Nur noch ein grausiges Nachspiel
Die Weichen für Europas Geschichte waren vor Waterloo gestellt
Die Schlacht vor 200 Jahren, deren Heere einerseits Wellington und Blücher, andererseits Napoleon befehligten, ist oft beschrieben worden. Zum Jubiläum sind wieder mehrere neue Bücher erschienen, darunter ein Bändchen von Marian Füssel, Geschichtsprofessor in Göttingen, das es in sich hat.
Geboten werden hier nicht nur minutiöse Schilderungen der Schlacht und der ihr vorausgegangenen Gefechte. Da ist nichts vergessen: die Stärke und Gliederungen der Armeen, ihre Anordnungen und Bewegungen, die Bewaffnung und der sehr unterschiedliche Schulungsgrad der Schlachtteilnehmer, unter denen sich Veteranen vorausgegangener Feldzüge ebenso befanden wie rasch und schlecht ausgebildete Soldaten. Geurteilt wird über die Erfahrungen und Moral und natürlich die Fähigkeiten der so genannten Schlachtenlenker. Dazu gehören die sorgsame Beschreibung des jeweiligen Terrains und der Witterungsbedingungen. Von Stunde zu Stunde lässt sich der Fortgang der Schlacht verfolgen - bis zu Flucht, Zerfall und Rückzug der Franzosen. Bewundernswert, wie eindrücklich Füssel all das auf wenig Raum zusammengedrängt schildert, nicht nur in eigenen Worten, sondern vielfach auch mit Zitaten aus den Erinnerungen Teilnehmender, deren Verfasser zumeist Offiziere waren. Eine gewisse Liebe zum Detail muss der Leser mitbringen, aber er lernt dabei viel. Nicht weniger faktenreich ist Füssels Blick auf das Nachleben der Schlacht.

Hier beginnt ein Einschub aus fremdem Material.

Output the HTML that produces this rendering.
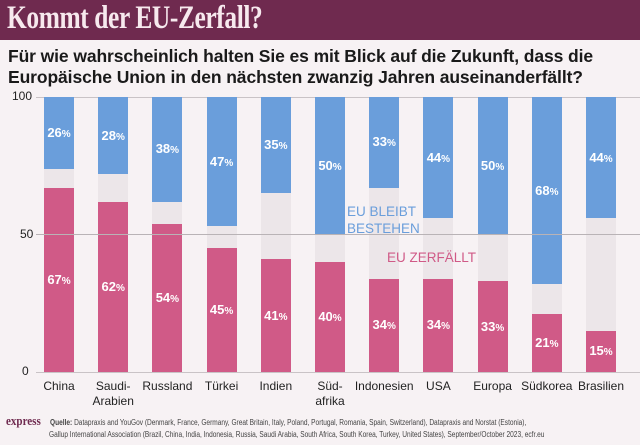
<!DOCTYPE html>
<html><head><meta charset="utf-8"><style>
body{margin:0;width:640px;height:445px;background:#f7f2f4;overflow:hidden;font-family:"Liberation Sans",sans-serif;position:relative}
.hdr{position:absolute;left:0;top:0;width:640px;height:40px;background:#6f2a4f}
.hdr span{position:absolute;left:7px;top:0px;font-family:"Liberation Serif",serif;font-weight:bold;font-size:33px;color:#f7e9ee;letter-spacing:-0.5px;transform:scaleX(0.77);transform-origin:left;white-space:nowrap}
.sub{position:absolute;left:8px;top:46px;font-weight:bold;font-size:17.5px;line-height:21px;color:#1a1a1a;letter-spacing:-0.1px;white-space:nowrap}
.ax{position:absolute;font-size:12px;color:#222}
.ln{position:absolute;left:36px;width:604px;height:1px;background:#c9c3c6}
.bar{position:absolute;width:30px}
.lab{position:absolute;width:40px;text-align:center;color:#fff;font-weight:bold;font-size:13px}
.lab small{font-size:10px}
.cat{position:absolute;width:60px;text-align:center;font-size:12px;color:#222;top:379px;line-height:15px}
.src{position:absolute;left:47px;font-size:8px;color:#444;transform:scaleX(0.82);transform-origin:left;white-space:nowrap}
</style></head><body>
<div class="hdr"><span>Kommt der EU-Zerfall?</span></div>
<div class="sub">Für wie wahrscheinlich halten Sie es mit Blick auf die Zukunft, dass die<br>Europäische Union in den nächsten zwanzig Jahren auseinanderfällt?</div>
<div class="ax" style="left:12px;top:89px">100</div>
<div class="ax" style="left:20px;top:227px">50</div>
<div class="ax" style="left:22px;top:364px">0</div>
<div class="ln" style="top:97px"></div>
<div id="bars"></div>
<div class="ln" style="top:234px;background:#b9b3b6"></div>
<div class="ln" style="top:372px"></div>
<div style="position:absolute;left:347px;top:203px;color:#6a9edb;font-size:13.5px;line-height:17px">EU BLEIBT<br>BESTEHEN</div>
<div style="position:absolute;left:387px;top:250px;color:#d05a87;font-size:13.5px">EU ZERFÄLLT</div>
<div style="position:absolute;left:6px;top:413px;font-family:'Liberation Serif',serif;font-weight:bold;font-size:13px;color:#6f2a4f;transform:scaleX(0.85);transform-origin:left">express</div>
<div class="src" style="top:418px;left:50px"><b>Quelle:</b> Datapraxis and YouGov (Denmark, France, Germany, Great Britain, Italy, Poland, Portugal, Romania, Spain, Switzerland), Datapraxis and Norstat (Estonia),</div>
<div class="src" style="top:430px;left:49px">Gallup International Association (Brazil, China, India, Indonesia, Russia, Saudi Arabia, South Africa, South Korea, Turkey, United States), September/October 2023, ecfr.eu</div>
<script>
var d=[["China",26,67],["Saudi-<br>Arabien",28,62],["Russland",38,54],["Türkei",47,45],["Indien",35,41],["Süd-<br>afrika",50,40],["Indonesien",33,34],["USA",44,34],["Europa",50,33],["Südkorea",68,21],["Brasilien",44,15]];
var h="";
d.forEach(function(r,i){var x=44+i*54.2,b=r[1]*2.75,p=r[2]*2.75;
h+='<div class="bar" style="left:'+x+'px;top:97px;height:275px;background:#ece6e9"></div>';
h+='<div class="bar" style="left:'+x+'px;top:97px;height:'+b+'px;background:#6a9edb"></div>';
h+='<div class="bar" style="left:'+x+'px;top:'+(372-p)+'px;height:'+p+'px;background:#d05a87"></div>';
h+='<div class="lab" style="left:'+(x-5)+'px;top:'+(97+b/2-8)+'px">'+r[1]+'<small>%</small></div>';
h+='<div class="lab" style="left:'+(x-5)+'px;top:'+(372-p/2-8)+'px">'+r[2]+'<small>%</small></div>';
h+='<div class="cat" style="left:'+(x-15)+'px">'+r[0]+'</div>';});
document.getElementById("bars").innerHTML=h;
</script>
</body></html>
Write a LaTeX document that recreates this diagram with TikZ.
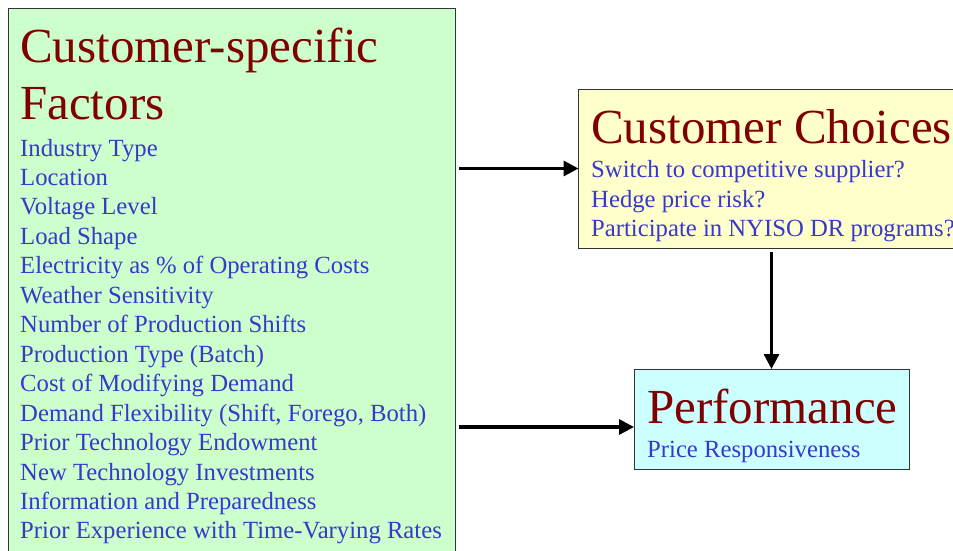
\documentclass[tikz,border=0pt]{standalone}
\usepackage{fontspec}
\setmainfont{Liberation Serif}
\usetikzlibrary{arrows.meta,calc}
\definecolor{titlered}{HTML}{800000}
\definecolor{itemblue}{HTML}{3838CC}
\definecolor{boxgreen}{HTML}{CCFFCC}
\definecolor{boxyellow}{HTML}{FFFFCC}
\definecolor{boxcyan}{HTML}{CCFFFF}
\definecolor{edge}{HTML}{333333}
\tikzset{
  panel/.style={draw=edge,line width=1pt,anchor=north west,inner sep=0pt,outer sep=0pt},
  title/.style={anchor=base west,inner sep=0pt,text=titlered,font=\fontsize{49}{58}\selectfont},
  item/.style={anchor=base west,inner sep=0pt,text=itemblue,font=\fontsize{24.7}{29}\selectfont},
  flow/.style={line width=3.2pt,-{Triangle[length=15pt,width=15pt]}}
}
\begin{document}
\begin{tikzpicture}[x=1pt,y=1pt]
\useasboundingbox (0,0) rectangle (953,-550);
% boxes
\node[panel,fill=boxgreen,minimum width=447pt,minimum height=560pt] (factors) at (8,-8) {};
\node[panel,fill=boxyellow,minimum width=400pt,minimum height=159pt] (cc) at (578.5,-89) {};
\node[panel,fill=boxcyan,minimum width=275pt,minimum height=100pt] (perf) at (634,-369) {};
% left box text
\node[title] (ft1) at (20,-62) {Customer-specific};
\node[title] (ft2) at (20,-119) {Factors};
\foreach \t [count=\i from 0] in {Industry Type,Location,Voltage Level,Load Shape,
  Electricity as \% of Operating Costs,Weather Sensitivity,Number of Production Shifts,
  Production Type (Batch),Cost of Modifying Demand,{Demand Flexibility (Shift, Forego, Both)},
  Prior Technology Endowment,New Technology Investments,Information and Preparedness,
  Prior Experience with Time-Varying Rates}
  \node[item] (f\i) at (20,{-156-29.46*\i}) {\t};
% customer choices text
\node[title] (cct) at (591,-143) {Customer Choices};
\node[item] (cc1) at (591,-177.5) {Switch to competitive supplier?};
\node[item] (cc2) at (591,-207) {Hedge price risk?};
\node[item] (cc3) at (591,-236.5) {Participate in NYISO DR programs?};
% performance text
\node[title] (pt) at (647,-423) {Performance};
\node[item] (p1) at (647,-457.5) {Price Responsiveness};
% connectors
\draw[flow] ($(factors.east |- cc.west)+(4pt,0)$) -- (cc.west);
\draw[flow] ($(factors.east |- perf.west)+(4pt,-8pt)$) -- ($(perf.west)+(0,-8pt)$);
\draw[flow] ($(perf.north |- cc.south)+(0,-4pt)$) -- (perf.north);
\end{tikzpicture}
\end{document}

Er erwähnt, beschreibt und wertet die bald darauf erscheinenden Darstellungen, Gedichte, Romane und Dramen, Gemälde und Denkmäler, Diaramen und Panoramen. Er verweist auf die Benennung von Straßen, Brücken und Stationen nach dem Schlachtort oder den Heerführern und lässt den früh einsetzenden Schlachtfeldtourismus nicht aus.
Im Epilog bemerkt Füssel, dass »Waterloo heute vielleicht die berühmteste Schlacht der Weltgeschichte ist«, eine Wiederholung des ersten Satzes des Buches, der die Schlacht »wahrscheinlich die berühmteste der Weltgeschichte« nennt. Darüber lässt sich streiten, denn da wäre auch über Stalingrad zu reden. Die eigentliche Differenz betrifft jedoch den historischen Ort von Waterloo. Napoleons Kaiserreich ist in Borodino und Leipzig 1813 sowie den Schlachten des Frühjahr 1814 auf französischem Boden untergegangen. Des Imperators Rückkehr war nur eine Fußnote. Sie verband sich, ungeachtet seiner vielerorts enthusiastischen Begrüßung, keinen Moment mit der Chance der Errichtung eines zweiten napoleonischen Kaiserreichs. Das ließ die Allianz nicht zu. Die Weichen für Europas Geschichte waren vor Waterloo gestellt worden. Die Schlacht am 18. Juni 1815 war ein grausiges Nachspiel.
Marian Füssel: Waterloo 1815. C. H. Beck, München. 127 S., br., 8,95 €.